By Karen Allen
BBC News, Uganda
President Museveni is confident his troops can help 'Somali brothers'
It seemed more like a victory parade than a send-off for a peacekeeping force heading for one of the most volatile countries in the world.
The garrison town of Jinja, 50 miles (80km) east of Kampala, is calm compared with the mortars and gunfire of Somalia's capital, Mogadishu.
As the "white mambas" - the famous military band of the Ugandan army - belted out a tune designed to rouse the troops, many soldiers broke out into spontaneous battle cries and applause, waving off a fleet of white armoured personnel carriers with AU (African Union) markings on the side.
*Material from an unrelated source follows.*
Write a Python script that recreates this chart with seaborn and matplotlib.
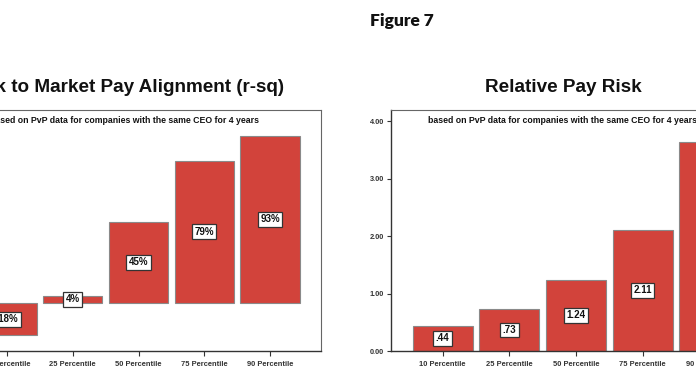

Within days, an infantry and tank battalion along with support teams will be on Somali soil with the first contingent of Ugandan soldiers operating as an African Union force.
The expectation is that other troops will join them, but the numbers being pledged by Ghana, Malawi, Nigeria and Burundi fall short of the 8,000 troops the African Union says it needs to do the job in Somalia.
The fear is that, just like Darfur, the force could be under strength and under-resourced.
Only time will tell, and any targeting of Ugandan troops by insurgents in Somalia could give other troop-contributing nations cold feet, derailing the mission.
Yet President Yoweri Museveni, commander-in-chief of Uganda's armed forces, is confident his troops are up to the job.
At a "flagging off" ceremony in Jinja to hand Uganda's national flag to contingent commander Colonel Peter Elwelu, the president said his was an experienced force, with a clear mandate.
The departure of Ugandan troops was like a victory parade
"We don't go to Somalia to impose peace on the Somalis... What we are going to do is empower our Somali brothers to rebuild their state," he said.
"We are not going to disarm Somali militias. That is not our job. Once we empower the Somalis, if they think the guns should be removed from the population they will be the ones to do it."
The function of the Ugandan troops will be to train Somali security forces to maintain control and protect the fragile Somali government.
Tension with Ethiopians
It is a role which, up until now, has been largely the preserve of Ethiopian troops who are widely resented in Somalia.
Ethiopia has traditionally been a rival.
It was the Ethiopians who helped to install Somalia's present government, and the Ethiopians (along with the US) who crushed the Islamist insurgency in a series of powerful air strikes in January.
The fighters, who came within inches of toppling the Somali government, were forced to retreat, but remnants of their movement are still at large, threatening revenge.
The Western world believes the Islamists have given shelter to al-Qaeda operatives, foreign fighters responsible for past terrorist attacks in the region.
So money has been poured into the Ethiopian military to keep its neighbour in check.
Now the Ethiopians are beginning to withdraw and peacekeepers are being sent in.
Once Ugandan forces get a flavour of the daily street battles in Mogadishu - and there are real fears they could find themselves the focus of insurgent attacks - the mood could turn sour.
Previous missions to Somalia have failed, some with heavy foreign casualties.
Uganda may be in the vanguard as the first to send its troops to Somalia, but the rest of the international community is also under pressure not to turn its back on a country that has struggled to find peace in the past 15 years.